Even so, Quincy’s debate over leaving the national denomination was illuminating.

With the nation caught up in its worst financial crisis since the Great Depression, focusing a church convention on denominational politics showed an odd detachment from reality. Unemployment is up some 30 percent in Peoria. Housing starts are down by half from a year ago. Governments in Illinois are slashing services. With Detroit imploding and farmers struggling, people are watching Caterpillar Corp., the area’s major employer, not a fringe church’s opinions on sexuality.

Quincy’s debate shows an odd detachment from the gospel, too. The debate’s final speaker is quoted as saying, “We need to make a choice. Is Jesus Christ our Savior or not?” Another speaker said, “We feel the Episcopal Church has been on a fast, major drift away from scriptural authority and historic Christian teaching.”

Jesus, of course, said nothing about homosexuality, ordination rules or church structures. An estimated two-thirds of his teachings concerned wealth and property and our need to be more generous and sacrificial. (Watch for the next battle in western Illinois over who owns the seceding congregations’ property.)

If a church wanted to walk the walk of Jesus as Savior, it wouldn’t be debating sexuality. It would be helping people to deal with economic deprivation and to correct the values that led to this morass. It would promote community and sacrifice.

A church that truly accepted the authority of Scripture would know that God “hates and despises your festivals” and condemns those who live “at ease” and exploit others. It would know that the more ancient Israel became effete and self-focused, the more God welcomed invading Assyrians and Chaldeans.
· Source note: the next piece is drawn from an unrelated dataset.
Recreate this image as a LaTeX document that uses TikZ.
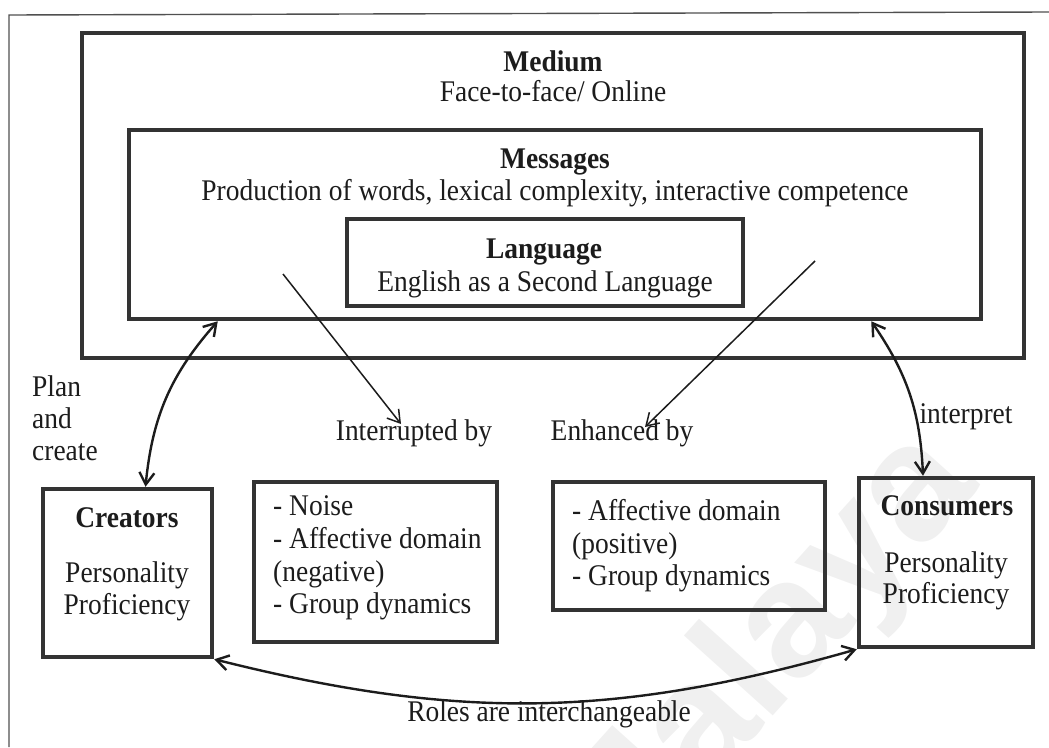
\documentclass[tikz,border=0pt]{standalone}
\usepackage{fontspec}
\setmainfont{Liberation Serif}[FakeStretch=0.915]
\setsansfont{Liberation Sans}
\usetikzlibrary{arrows.meta}
\definecolor{ink}{HTML}{1C1C1C}
\definecolor{boxedge}{HTML}{333333}
\definecolor{pagerule}{HTML}{505050}
\definecolor{wmgray}{HTML}{F0F0F0}

\begin{document}
\begin{tikzpicture}[x=1pt,y=-1pt,
  frame/.style={draw=boxedge, line width=4.5pt, inner sep=0pt},
  txt/.style={text=ink, inner sep=0pt, font=\fontsize{30}{32}\selectfont},
  head/.style={txt, font=\fontsize{30}{32}\selectfont\bfseries},
  flowarrow/.style={draw=ink, line width=1.5pt,
    -{Straight Barb[length=12pt,width=15pt,line width=1.5pt]}},
  loopline/.style={draw=ink, line width=2.4pt,
    {Straight Barb[length=12pt,width=15pt]}-{Straight Barb[length=12pt,width=15pt]}}
]
\useasboundingbox (0,0) rectangle (1049,747);
\clip (0,0) rectangle (1049,747);

% faint watermark
\node[rotate=48, text=wmgray, inner sep=0pt,
      font=\fontsize{165}{165}\sffamily\bfseries] (wm) at (765,662) {Malaya};

% page rules
\coordinate (pgTL) at (9,15);
\coordinate (pgTR) at (1049,12);
\coordinate (pgBL) at (9,747);
\draw[pagerule, line width=1.4pt] (pgTR) -- (pgTL) -- (pgBL);

% nested boxes
\node[frame, minimum width=942pt, minimum height=325pt] (medium) at (553,195.5) {};
\node[frame, minimum width=852pt, minimum height=189pt] (msgs) at (555,224.5) {};
\node[frame, minimum width=396pt, minimum height=87pt] (lang) at (545,262.5) {};

\node[head, anchor=base] (tMedium) at (553,71) {Medium};
\node[txt, anchor=base] (tFace) at (553,101) {Face-to-face/ Online};
\node[head, anchor=base] (tMsgs) at (555,168) {Messages};
\node[txt, anchor=base] (tProd) at (555,200) {Production of words, lexical complexity, interactive competence};
\node[head, anchor=base] (tLang) at (544,258) {Language};
\node[txt, anchor=base] (tEsl) at (545,291) {English as a Second Language};

% lower boxes
\node[frame, minimum width=169pt, minimum height=168pt] (creators) at (127.5,573) {};
\node[frame, minimum width=243pt, minimum height=160pt] (neg) at (375.5,562) {};
\node[frame, minimum width=272pt, minimum height=128pt] (pos) at (689,546) {};
\node[frame, minimum width=174pt, minimum height=169pt] (consumers) at (946,562.5) {};

\node[head, anchor=base] (tCreators) at (127,527) {Creators};
\node[txt, anchor=base] (tCrPers) at (127,582) {Personality};
\node[txt, anchor=base] (tCrProf) at (127,614) {Proficiency};

\node[head, anchor=base] (tConsumers) at (947,515) {Consumers};
\node[txt, anchor=base] (tCoPers) at (946,572) {Personality};
\node[txt, anchor=base] (tCoProf) at (946,603) {Proficiency};

\node[txt, anchor=base west] (tNeg1) at (273,515) {- Noise};
\node[txt, anchor=base west] (tNeg2) at (273,548) {- Affective domain};
\node[txt, anchor=base west] (tNeg3) at (273,581) {(negative)};
\node[txt, anchor=base west] (tNeg4) at (273,613) {- Group dynamics};

\node[txt, anchor=base west] (tPos1) at (572,520) {- Affective domain};
\node[txt, anchor=base west] (tPos2) at (572,553) {(positive)};
\node[txt, anchor=base west] (tPos3) at (572,585) {- Group dynamics};

% labels
\node[txt, anchor=base west] (tPlan) at (32,396) {Plan};
\node[txt, anchor=base west] (tAnd) at (32,428) {and};
\node[txt, anchor=base west] (tCreate) at (32,460) {create};
\node[txt, anchor=base] (tInterp) at (966,423) {interpret};
\node[txt, anchor=base] (tIntBy) at (414,440) {Interrupted by};
\node[txt, anchor=base] (tEnhBy) at (622,440) {Enhanced by};
\node[txt, anchor=base] (tRoles) at (549,721) {Roles are interchangeable};

% straight arrows out of the message box
\coordinate (a1s) at (283,274);
\coordinate (a1e) at (401,424);
\coordinate (a2s) at (815,261);
\coordinate (a2e) at (645,427);
\draw[flowarrow] (a1s) -- (a1e);
\draw[flowarrow] (a2s) -- (a2e);

% curved two-way arrows
\draw[loopline] ([xshift=91pt]msgs.south west) to[bend right=18] ([xshift=18pt]creators.north);
\draw[loopline] ([xshift=-112pt]msgs.south east) to[bend left=16] ([xshift=-23pt]consumers.north);
\draw[loopline] (creators.south east) to[bend right=15] (consumers.south west);
\end{tikzpicture}
\end{document}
A truly evangelical church would embrace all of Scripture and not just cherry-pick the few verses that confirm a cultural stance on homosexuality. It would risk seeing why Jesus was rejected by the religious establishment and stop seeking to be the religious establishment.


A church truly concerned about “historic Christian teaching” would look at Christian history _ the gap between Jesus’ circles of inclusion and the early Church’s hierarchy and exclusion; the gap between Jesus’ call for peace and Church-sponsored wars; the gap between Jesus’ humility and prelates’ pride _ and conclude that, yes, perhaps it’s time to take a fresh look at what they claim and what they are.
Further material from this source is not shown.